### CHALLENGE
Retype the data that follows line by line, exactly, and leave its pictures out.

### RAW DATA

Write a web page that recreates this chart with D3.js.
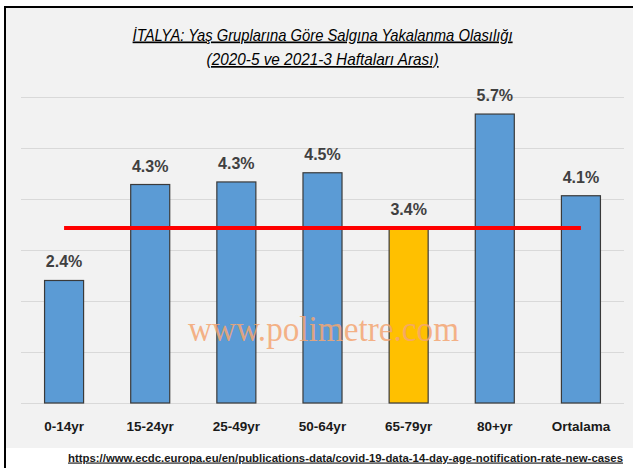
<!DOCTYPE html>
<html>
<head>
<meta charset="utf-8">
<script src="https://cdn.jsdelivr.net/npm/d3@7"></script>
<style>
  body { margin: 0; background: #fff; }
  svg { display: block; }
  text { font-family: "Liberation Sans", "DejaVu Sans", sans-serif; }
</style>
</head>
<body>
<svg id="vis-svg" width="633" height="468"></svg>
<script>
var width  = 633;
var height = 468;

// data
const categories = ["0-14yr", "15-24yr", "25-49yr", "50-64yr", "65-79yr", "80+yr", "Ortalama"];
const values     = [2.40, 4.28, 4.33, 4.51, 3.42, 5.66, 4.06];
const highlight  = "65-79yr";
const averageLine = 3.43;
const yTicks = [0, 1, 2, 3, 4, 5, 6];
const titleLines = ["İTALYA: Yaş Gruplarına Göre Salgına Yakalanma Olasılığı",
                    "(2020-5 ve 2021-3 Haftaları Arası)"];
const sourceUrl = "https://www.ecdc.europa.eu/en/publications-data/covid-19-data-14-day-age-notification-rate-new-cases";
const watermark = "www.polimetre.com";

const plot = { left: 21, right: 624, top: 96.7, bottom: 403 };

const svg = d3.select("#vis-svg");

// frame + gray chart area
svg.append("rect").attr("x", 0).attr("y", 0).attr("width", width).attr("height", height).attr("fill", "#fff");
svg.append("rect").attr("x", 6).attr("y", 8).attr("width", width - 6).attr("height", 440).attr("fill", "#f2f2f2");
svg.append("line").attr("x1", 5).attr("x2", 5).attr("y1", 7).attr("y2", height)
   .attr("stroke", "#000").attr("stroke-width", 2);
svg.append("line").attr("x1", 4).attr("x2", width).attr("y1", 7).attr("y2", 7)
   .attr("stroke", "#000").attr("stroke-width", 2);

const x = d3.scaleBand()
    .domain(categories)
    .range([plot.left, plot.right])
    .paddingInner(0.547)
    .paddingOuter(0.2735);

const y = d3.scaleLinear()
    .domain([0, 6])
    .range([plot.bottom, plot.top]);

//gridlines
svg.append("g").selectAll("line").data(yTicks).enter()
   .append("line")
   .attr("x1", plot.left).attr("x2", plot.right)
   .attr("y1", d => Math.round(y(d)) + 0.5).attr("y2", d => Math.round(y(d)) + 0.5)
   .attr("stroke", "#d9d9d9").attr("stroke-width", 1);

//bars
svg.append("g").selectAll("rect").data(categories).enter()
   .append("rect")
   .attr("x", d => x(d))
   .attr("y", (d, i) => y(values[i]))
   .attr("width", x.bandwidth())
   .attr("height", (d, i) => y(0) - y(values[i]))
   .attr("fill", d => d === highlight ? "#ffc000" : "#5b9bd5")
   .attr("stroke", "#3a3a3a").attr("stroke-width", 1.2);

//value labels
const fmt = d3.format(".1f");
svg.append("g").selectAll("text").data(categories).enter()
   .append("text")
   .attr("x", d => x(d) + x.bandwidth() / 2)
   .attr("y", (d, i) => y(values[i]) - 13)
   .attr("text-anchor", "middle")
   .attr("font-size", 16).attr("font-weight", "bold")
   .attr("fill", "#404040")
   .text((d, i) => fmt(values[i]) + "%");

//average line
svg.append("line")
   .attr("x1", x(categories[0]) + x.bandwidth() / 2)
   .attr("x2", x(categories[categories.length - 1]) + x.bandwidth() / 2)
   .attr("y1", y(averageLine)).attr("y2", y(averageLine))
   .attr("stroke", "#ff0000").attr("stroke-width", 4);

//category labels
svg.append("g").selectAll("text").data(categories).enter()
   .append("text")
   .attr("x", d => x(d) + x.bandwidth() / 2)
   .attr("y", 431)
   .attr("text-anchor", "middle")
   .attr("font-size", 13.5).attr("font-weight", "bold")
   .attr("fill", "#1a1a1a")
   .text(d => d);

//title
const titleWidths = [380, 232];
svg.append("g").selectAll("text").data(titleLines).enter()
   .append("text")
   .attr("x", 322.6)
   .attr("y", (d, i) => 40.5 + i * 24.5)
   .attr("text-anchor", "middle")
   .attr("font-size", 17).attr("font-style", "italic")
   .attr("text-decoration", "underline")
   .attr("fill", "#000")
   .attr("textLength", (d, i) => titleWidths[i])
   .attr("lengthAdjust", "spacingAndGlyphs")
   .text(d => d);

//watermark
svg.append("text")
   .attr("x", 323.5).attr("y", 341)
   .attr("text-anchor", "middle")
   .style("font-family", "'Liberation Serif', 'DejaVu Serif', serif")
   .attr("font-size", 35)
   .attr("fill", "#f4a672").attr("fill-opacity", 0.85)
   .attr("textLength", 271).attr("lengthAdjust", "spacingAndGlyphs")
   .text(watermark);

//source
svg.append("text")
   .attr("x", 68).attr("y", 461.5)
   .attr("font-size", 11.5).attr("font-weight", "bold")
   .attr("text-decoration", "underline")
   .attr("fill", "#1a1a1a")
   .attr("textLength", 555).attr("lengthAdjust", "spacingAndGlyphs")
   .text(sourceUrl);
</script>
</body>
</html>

### SOLUTION BELOW
Write a web page that recreates this chart with D3.js.
<!DOCTYPE html>
<html>
<head>
<meta charset="utf-8">
<script src="https://cdn.jsdelivr.net/npm/d3@7"></script>
<style>
  body { margin: 0; background: #fff; }
  svg { display: block; }
  text { font-family: "Liberation Sans", "DejaVu Sans", sans-serif; }
</style>
</head>
<body>
<svg id="vis-svg" width="633" height="468"></svg>
<script>
var width  = 633;
var height = 468;

// data
const categories = ["0-14yr", "15-24yr", "25-49yr", "50-64yr", "65-79yr", "80+yr", "Ortalama"];
const values     = [2.40, 4.28, 4.33, 4.51, 3.42, 5.66, 4.06];
const highlight  = "65-79yr";
const averageLine = 3.43;
const yTicks = [0, 1, 2, 3, 4, 5, 6];
const titleLines = ["İTALYA: Yaş Gruplarına Göre Salgına Yakalanma Olasılığı",
                    "(2020-5 ve 2021-3 Haftaları Arası)"];
const sourceUrl = "https://www.ecdc.europa.eu/en/publications-data/covid-19-data-14-day-age-notification-rate-new-cases";
const watermark = "www.polimetre.com";

const plot = { left: 21, right: 624, top: 96.7, bottom: 403 };

const svg = d3.select("#vis-svg");

// frame + gray chart area
svg.append("rect").attr("x", 0).attr("y", 0).attr("width", width).attr("height", height).attr("fill", "#fff");
svg.append("rect").attr("x", 6).attr("y", 8).attr("width", width - 6).attr("height", 440).attr("fill", "#f2f2f2");
svg.append("line").attr("x1", 5).attr("x2", 5).attr("y1", 7).attr("y2", height)
   .attr("stroke", "#000").attr("stroke-width", 2);
svg.append("line").attr("x1", 4).attr("x2", width).attr("y1", 7).attr("y2", 7)
   .attr("stroke", "#000").attr("stroke-width", 2);

const x = d3.scaleBand()
    .domain(categories)
    .range([plot.left, plot.right])
    .paddingInner(0.547)
    .paddingOuter(0.2735);

const y = d3.scaleLinear()
    .domain([0, 6])
    .range([plot.bottom, plot.top]);

//gridlines
svg.append("g").selectAll("line").data(yTicks).enter()
   .append("line")
   .attr("x1", plot.left).attr("x2", plot.right)
   .attr("y1", d => Math.round(y(d)) + 0.5).attr("y2", d => Math.round(y(d)) + 0.5)
   .attr("stroke", "#d9d9d9").attr("stroke-width", 1);

//bars
svg.append("g").selectAll("rect").data(categories).enter()
   .append("rect")
   .attr("x", d => x(d))
   .attr("y", (d, i) => y(values[i]))
   .attr("width", x.bandwidth())
   .attr("height", (d, i) => y(0) - y(values[i]))
   .attr("fill", d => d === highlight ? "#ffc000" : "#5b9bd5")
   .attr("stroke", "#3a3a3a").attr("stroke-width", 1.2);

//value labels
const fmt = d3.format(".1f");
svg.append("g").selectAll("text").data(categories).enter()
   .append("text")
   .attr("x", d => x(d) + x.bandwidth() / 2)
   .attr("y", (d, i) => y(values[i]) - 13)
   .attr("text-anchor", "middle")
   .attr("font-size", 16).attr("font-weight", "bold")
   .attr("fill", "#404040")
   .text((d, i) => fmt(values[i]) + "%");

//average line
svg.append("line")
   .attr("x1", x(categories[0]) + x.bandwidth() / 2)
   .attr("x2", x(categories[categories.length - 1]) + x.bandwidth() / 2)
   .attr("y1", y(averageLine)).attr("y2", y(averageLine))
   .attr("stroke", "#ff0000").attr("stroke-width", 4);

//category labels
svg.append("g").selectAll("text").data(categories).enter()
   .append("text")
   .attr("x", d => x(d) + x.bandwidth() / 2)
   .attr("y", 431)
   .attr("text-anchor", "middle")
   .attr("font-size", 13.5).attr("font-weight", "bold")
   .attr("fill", "#1a1a1a")
   .text(d => d);

//title
const titleWidths = [380, 232];
svg.append("g").selectAll("text").data(titleLines).enter()
   .append("text")
   .attr("x", 322.6)
   .attr("y", (d, i) => 40.5 + i * 24.5)
   .attr("text-anchor", "middle")
   .attr("font-size", 17).attr("font-style", "italic")
   .attr("text-decoration", "underline")
   .attr("fill", "#000")
   .attr("textLength", (d, i) => titleWidths[i])
   .attr("lengthAdjust", "spacingAndGlyphs")
   .text(d => d);

//watermark
svg.append("text")
   .attr("x", 323.5).attr("y", 341)
   .attr("text-anchor", "middle")
   .style("font-family", "'Liberation Serif', 'DejaVu Serif', serif")
   .attr("font-size", 35)
   .attr("fill", "#f4a672").attr("fill-opacity", 0.85)
   .attr("textLength", 271).attr("lengthAdjust", "spacingAndGlyphs")
   .text(watermark);

//source
svg.append("text")
   .attr("x", 68).attr("y", 461.5)
   .attr("font-size", 11.5).attr("font-weight", "bold")
   .attr("text-decoration", "underline")
   .attr("fill", "#1a1a1a")
   .attr("textLength", 555).attr("lengthAdjust", "spacingAndGlyphs")
   .text(sourceUrl);
</script>
</body>
</html>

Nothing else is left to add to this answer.